Statement of Interest

Part of a group with Forgan House, The Links and Pilmour Links; Rusacks Hotel; 2-4 Golf Place with 1 Pilmour Links; 12-24 Golf Place; 3, 6, 7, 16-18A and 19 Pilmour Links; 7-8, 11-12, 13, 15-16, 18 The Links (see separate listings).

Built at the end of the 19th century, Links House has served as the clubhouse of the St Andrews Golf Club since 1933. The house has a notably broad and well-proportioned frontage for a terrace house, indicating that is must have been commissioned by a person of considerably standing. It is part of an irregular terrace of large town houses overlooking the 18th green of the celebrated St Andrews Old Course and across from the Royal and Ancient Clubhouse (see separate listing). Internally, the wide cantilevered timber staircase is worthy of particular note, dominating the central core of the building and rising to attic level.

Alterations to Links House and its later conversion to a golf club house were among William Walker and Frank Pride's earliest commissions. This local architectural practice went on to design a significant number of housing schemes for Fife County Council, amongst various other works in the region.

The St Andrews Golf Club began as The St Andrews Mechanics Golf Club in 1843, formed by 11 local tradesmen. By 1854, the name had changed and one of the foremost golfers of his day, Alan Robertson was captain. 'Old' Tom Morris, the world famous golf professional, club manufacturer and Custodian of St Andrews Links, was also an early and long-time member. He purchased the shop premises at No 7 and 8 The Links (see separate listing) in 1866.

Early golfing societies and clubs tended to meet at a hotel or a members' house near to their course. Official clubhouses became increasingly common in Scotland from the mid-nineteenth century onwards as the game's popularity increased. The St Andrews Golf Club's first clubhouse, in nearby Golf Place, was purchased in 1905. In 1932, the club's committee seized the opportunity to purchase Links House, overlooking the 18th green of the Old Course, for the sum of 2700 pounds. After its conversion to a clubhouse, at a further cost of 2000 pounds, the new premises were formally opened on 20th July, 1933.

St Andrews is recognised by international golfers and historians as the cultural home of golf. Early versions of the game were being played in Scotland during the middle ages and it is known to have been played on St Andrews Links continuously from at least the mid 16th century. The right of the people of St Andrews to play golf on The Links was officially recognised in 1552. By 1691, the Regent of St Andrews described the town as "the metropolis of golfing" and a letter of 1712 shows that students could be given a dispensation to play.

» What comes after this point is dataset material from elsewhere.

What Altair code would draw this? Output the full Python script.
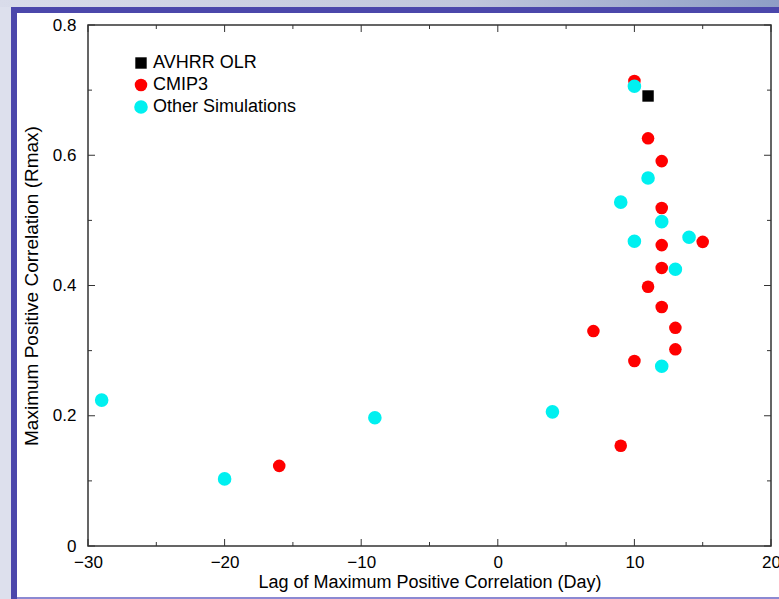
import altair as alt
import pandas as pd

# ---- data ----
series_names = ["AVHRR OLR", "CMIP3", "Other Simulations"]
series_colors = ["#000000", "#ff0000", "#00f0f0"]

cmip3_lag = [-16, 10, 11, 12, 12, 12, 15, 12, 11, 12, 7, 13, 13, 10, 9]
cmip3_r = [0.123, 0.714, 0.626, 0.591, 0.519, 0.462, 0.467, 0.427, 0.398,
           0.367, 0.330, 0.335, 0.302, 0.284, 0.154]

other_lag = [-29, -20, -9, 4, 10, 9, 11, 10, 12, 14, 13, 12]
other_r = [0.224, 0.103, 0.197, 0.206, 0.706, 0.528, 0.565, 0.468, 0.498,
           0.474, 0.425, 0.276]

avhrr_lag = [11]
avhrr_r = [0.691]

x_major = [-30, -20, -10, 0, 10, 20]
x_minor = [-25, -15, -5, 5, 15]
y_major = [0, 0.2, 0.4, 0.6, 0.8]
y_minor = [0.1, 0.3, 0.5, 0.7]

# ---- tables ----
rows = []
for x, y in zip(cmip3_lag, cmip3_r):
    rows.append({"lag": x, "r": y, "series": "CMIP3"})
for x, y in zip(other_lag, other_r):
    rows.append({"lag": x, "r": y, "series": "Other Simulations"})
for x, y in zip(avhrr_lag, avhrr_r):
    rows.append({"lag": x, "r": y, "series": "AVHRR OLR"})
pts = pd.DataFrame(rows)

W, H = 683, 521
FONT = "Liberation Sans"

xscale = alt.Scale(domain=[-30, 20], nice=False, zero=False)
yscale = alt.Scale(domain=[0, 0.8], nice=False, zero=False)

one = pd.DataFrame({"a": [0]})

# ---- decoration: slide background, purple border ----
left_strip = alt.Chart(one).mark_rect(fill="#dde0ed").encode(
    x=alt.value(-88), x2=alt.value(-77), y=alt.value(-25), y2=alt.value(574))
top_strip = alt.Chart(one).mark_rect(
    fill=alt.LinearGradient(
        gradient="linear", x1=0, x2=1, y1=0, y2=0,
        stops=[alt.GradientStop(color="#d9dcea", offset=0),
               alt.GradientStop(color="#c0c6dc", offset=0.6),
               alt.GradientStop(color="#8e9ec6", offset=1)])
).encode(x=alt.value(-88), x2=alt.value(691), y=alt.value(-25), y2=alt.value(-18))
border = alt.Chart(one).mark_rect(fill="white", fillOpacity=0, stroke="#4b47ab",
                                  strokeWidth=6).encode(
    x=alt.value(-74), x2=alt.value(730), y=alt.value(-15), y2=alt.value(600))
bottom_line = alt.Chart(one).mark_rule(color="#8c89d2", strokeWidth=2).encode(
    x=alt.value(-71), x2=alt.value(700), y=alt.value(573), y2=alt.value(573))

# ---- ticks (inward) ----
tick_color = "#333333"


def xticks(vals, length):
    d = pd.DataFrame({"v": vals})
    bot = alt.Chart(d).mark_rule(color=tick_color, strokeWidth=1).encode(
        x=alt.X("v:Q", scale=xscale), y=alt.value(H), y2=alt.value(H - length))
    top = alt.Chart(d).mark_rule(color=tick_color, strokeWidth=1).encode(
        x=alt.X("v:Q", scale=xscale), y=alt.value(0), y2=alt.value(length))
    return [bot, top]


def yticks(vals, length):
    d = pd.DataFrame({"v": vals})
    lft = alt.Chart(d).mark_rule(color=tick_color, strokeWidth=1).encode(
        y=alt.Y("v:Q", scale=yscale), x=alt.value(0), x2=alt.value(length))
    rgt = alt.Chart(d).mark_rule(color=tick_color, strokeWidth=1).encode(
        y=alt.Y("v:Q", scale=yscale), x=alt.value(W), x2=alt.value(W - length))
    return [lft, rgt]


ticks = xticks(x_major, 7) + xticks(x_minor, 4) + yticks(y_major, 7) + yticks(y_minor, 4)

# ---- points ----
points = alt.Chart(pts).mark_point(filled=True, opacity=1, strokeWidth=0).encode(
    x=alt.X("lag:Q", scale=xscale,
            axis=alt.Axis(values=x_major, ticks=False, tickSize=0, domain=False,
                          grid=False, labelFontSize=17, labelFont=FONT,
                          labelColor="black", labelPadding=8, labelFlush=False,
                          labelOverlap=False,
                          title="Lag of Maximum Positive Correlation (Day)",
                          titleFont=FONT, titleFontSize=18, titleFontWeight="normal",
                          titleColor="black", titlePadding=3)),
    y=alt.Y("r:Q", scale=yscale,
            axis=alt.Axis(values=y_major, ticks=False, tickSize=0, domain=False,
                          grid=False, labelFontSize=17, labelFont=FONT,
                          labelColor="black", labelPadding=12, labelFlush=False,
                          labelOverlap=False,
                          labelExpr="datum.value == 0 ? '0' : format(datum.value, '.1f')",
                          title="Maximum Positive Correlation (Rmax)",
                          titleFont=FONT, titleFontSize=19, titleFontWeight="normal",
                          titleColor="black", titlePadding=11)),
    color=alt.Color("series:N",
                    scale=alt.Scale(domain=series_names, range=series_colors),
                    legend=alt.Legend(orient="none", legendX=44, legendY=29,
                                      title=None, labelFont=FONT, labelFontSize=18,
                                      labelColor="black", rowPadding=4,
                                      labelOffset=3, padding=0,
                                      symbolStrokeWidth=0)),
    shape=alt.Shape("series:N",
                    scale=alt.Scale(domain=series_names,
                                    range=["square", "circle", "circle"])),
    size=alt.Size("series:N",
                  scale=alt.Scale(domain=series_names, range=[130, 185, 185])),
)

chart = alt.layer(left_strip, top_strip, border, bottom_line, *ticks, points).properties(
    width=W, height=H,
    autosize=alt.AutoSizeParams(type="none"),
    padding={"left": 88, "top": 25, "right": 8, "bottom": 53},
    background="white",
).configure_view(stroke="#333333", strokeWidth=1.5)

chart.save("out.html", embed_options={"renderer": "svg", "actions": False})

Scotland has produced many pioneering names in golf including five times Open Championship winner and course architect James Braid (1870-1950), and the aforementioned Old Tom Morris (1821-1908). The Scottish Golf Union have indicated there are currently around 550 golf courses in Scotland with a total membership of approximately 236,000.

List description updated as part of the sporting buildings thematic study (2012-13).